Fifteen months after Wellington Street closed in front of Parliament Hill when the ‘Freedom Convoy’ rolled into Ottawa, the road reopened to vehicles on Friday.

After weeks of preparation by the city, including reinstalling traffic lights and adding a bike lane, the street reopened around 4 p.m. Friday.

Many drivers are glad to see the reopening of the busy Ottawa street, with some calling the closure “ridiculous” and “too long.”

“It’s great. I cannot complain about it,” said one motorist. “Saves a lot of time,” said another.

Supporters of the Freedom Convoy held their own ribbon-cutting ceremony to celebrate the reopening of the street.

Ian Wright, owner of Snow Goose Canadian Crafts, says having Wellington open again is good for business. 

“It just brings more people uptown,” says Wright. “People have been nervous to come uptown I think. Parking hasn’t been great, but also just the fact that the traffic has been difficult and sort of kept people away.”

However, the closure had a significant impact on some businesses in the area, including Retro Rides and Bike Cafe, whose owner Jason Komendat said he lost customers due to the closure. 

“From us getting deliveries to clients that have a broken bicycle, they want to drop it off in their car, they can’t,” he said. “I’ve had clients get $90 parking tickets, and I’ve lost them for life.”

Over the past two weeks, city staff have installed new traffic lights and bike lanes along Wellington Street and have also repainted new traffic lines. 

“People need this road network to be able to connect to the other side of the city,” Coun. Tim Tierney said. “They are very happy about it. The days of having to drive through Gatineau to get to the other side of the city will be behind us.”

The federal government, which has offered to buy the street from the city in hopes of closing it to vehicles permanently.

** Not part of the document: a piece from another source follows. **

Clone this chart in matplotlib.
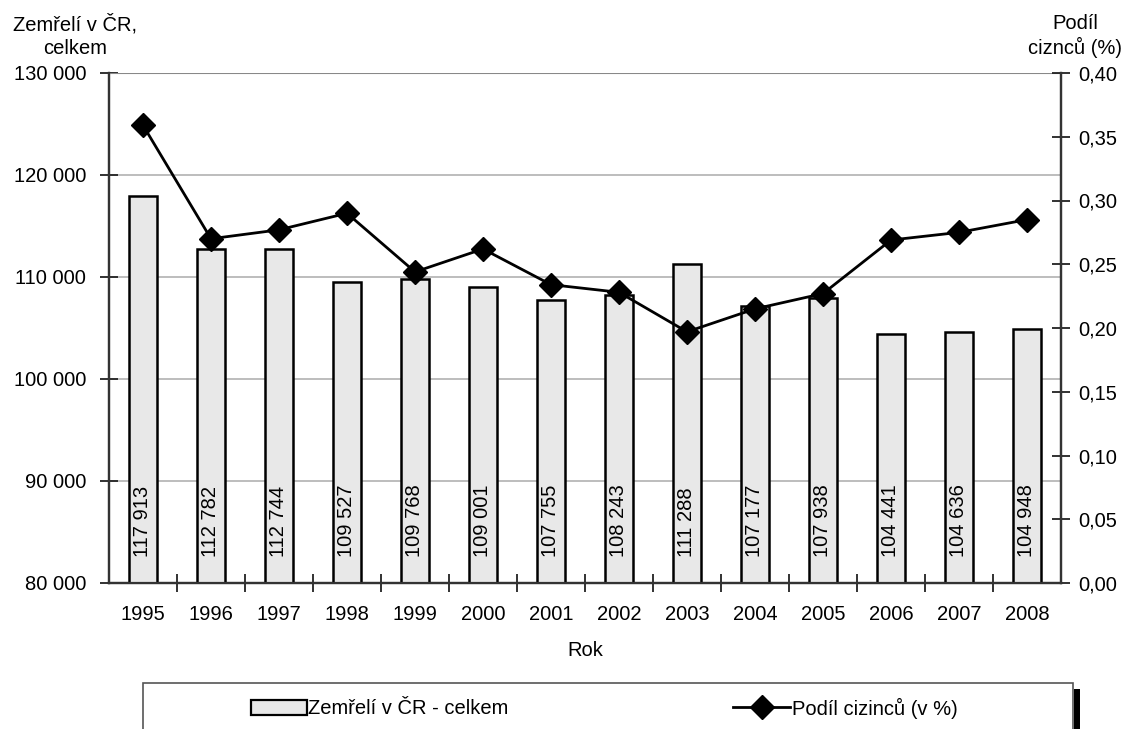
import matplotlib
matplotlib.use("Agg")
import matplotlib.pyplot as plt
from matplotlib.patches import Rectangle
from matplotlib.lines import Line2D

plt.rcParams['font.family'] = ['Liberation Sans', 'DejaVu Sans']

years = ['1995', '1996', '1997', '1998', '1999', '2000', '2001',
         '2002', '2003', '2004', '2005', '2006', '2007', '2008']
deaths = [117913, 112782, 112744, 109527, 109768, 109001, 107755,
          108243, 111288, 107177, 107938, 104441, 104636, 104948]
share = [0.359, 0.270, 0.277, 0.290, 0.244, 0.262, 0.234,
         0.228, 0.197, 0.215, 0.227, 0.269, 0.275, 0.285]

left_ticks = [80000, 90000, 100000, 110000, 120000, 130000]
right_ticks = [0.0, 0.05, 0.10, 0.15, 0.20, 0.25, 0.30, 0.35, 0.40]

bar_label = 'Zemřelí v ČR - celkem'
line_label = 'Podíl cizinců (v %)'
left_title = 'Zemřelí v ČR,\ncelkem'
right_title = 'Podíl\nciznců (%)'
xlabel = 'Rok'

FS = 14.5
W, H = 1128, 729
fig = plt.figure(figsize=(W / 100, H / 100), dpi=100)
ax = fig.add_axes([109 / W, 1 - 583 / H, (1061 - 109) / W, (583 - 73) / H])

def fmt_int(v):
    return f"{v:,}".replace(',', ' ')

x = list(range(len(years)))
bars = ax.bar(x, deaths, width=0.41, color='#e8e8e8', edgecolor='black',
              linewidth=1.8, zorder=3)
ax.set_ylim(80000, 130000)
ax.set_xlim(-0.5, len(years) - 0.5)
ax.set_yticks(left_ticks)
ax.set_yticklabels([fmt_int(v) for v in left_ticks], fontsize=FS)
ax.set_xticks(x)
ax.set_xticklabels(years, fontsize=FS)
ax.set_xticks([i + 0.5 for i in x[:-1]], minor=True)
ax.tick_params(axis='x', which='major', length=0, pad=16)
ax.tick_params(axis='x', which='minor', length=13, width=1.3, direction='inout', color='#222222')
ax.tick_params(axis='y', length=13, width=1.3, direction='inout', color='#222222', pad=10)
ax.grid(axis='y', color='#b8b8b8', linewidth=1.3, zorder=0)
ax.set_axisbelow(True)
for s in ['left', 'bottom', 'right']:
    ax.spines[s].set_color('#333333')
    ax.spines[s].set_linewidth(1.6)
ax.spines['top'].set_visible(False)

for xi, v in zip(x, deaths):
    ax.annotate(fmt_int(v), xy=(xi, 80000), xytext=(0, 19), textcoords='offset points',
                rotation=90, ha='center', va='bottom', fontsize=FS, zorder=5)

ax2 = ax.twinx()
ax2.set_ylim(0, 0.40)
ax2.set_yticks(right_ticks)
ax2.set_yticklabels([f"{v:.2f}".replace('.', ',') for v in right_ticks], fontsize=FS)
ax2.tick_params(axis='y', length=13, width=1.3, direction='inout', color='#222222', pad=6)
for s in ['left', 'bottom', 'right']:
    ax2.spines[s].set_color('#333333')
    ax2.spines[s].set_linewidth(1.6)
ax2.spines['top'].set_visible(False)
ax2.axhline(0.40, color='#888888', linewidth=1.5, zorder=1)
ax2.plot(x, share, color='black', linewidth=2.0, marker='D', markersize=12,
         markerfacecolor='black', markeredgecolor='black', zorder=6)

fig.text(75 / W, 1 - 36 / H, left_title, ha='center', va='center', fontsize=FS,
         linespacing=1.25)
fig.text(1075 / W, 1 - 36 / H, right_title, ha='center', va='center', fontsize=FS,
         linespacing=1.25)
fig.text(585 / W, 1 - 650 / H, xlabel, ha='center', va='center', fontsize=FS)

# legend box
fig.patches.append(Rectangle((1074 / W, 0), 6 / W, (729 - 689) / H,
                             transform=fig.transFigure, facecolor='black',
                             edgecolor='none'))
fig.patches.append(Rectangle((143 / W, -0.01), (1073 - 143) / W, 0.01 + (729 - 683) / H,
                             transform=fig.transFigure, facecolor='white',
                             edgecolor='#555555', linewidth=1.2))
fig.patches.append(Rectangle((251 / W, 1 - 715 / H), 56 / W, 15 / H,
                             transform=fig.transFigure, facecolor='#e8e8e8',
                             edgecolor='black', linewidth=1.6))
fig.text(308 / W, 1 - 708 / H, bar_label, ha='left', va='center', fontsize=FS)
fig.lines.append(Line2D([733 / W, 790 / W], [1 - 707 / H, 1 - 707 / H],
                        transform=fig.transFigure, color='black', linewidth=2.0))
fig.lines.append(Line2D([761.5 / W], [1 - 707 / H], transform=fig.transFigure,
                        color='black', marker='D', markersize=12))
fig.text(792 / W, 1 - 708 / H, line_label, ha='left', va='center', fontsize=FS)

fig.savefig('out.png', dpi=100)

“Although we are disappointed, we respect the City of Ottawa’s decision to reopen Wellington Street to vehicles,” a spokesman for Public Services and Procurement Minister Helena Jaczek said. “Nonetheless, we will continue to work productively and collaboratively with the City, and other key stakeholders, on a path forward for Wellington Street that creates a safe and welcoming environment for visitors, employees and representatives in Canada’s parliamentary precinct.”

For drivers and some businesses, the reopening of Wellington Street has been a long time coming. 

“Absolutely good news. We’re really pleased, and most of my colleagues on the street are of the same mind,” said Wright.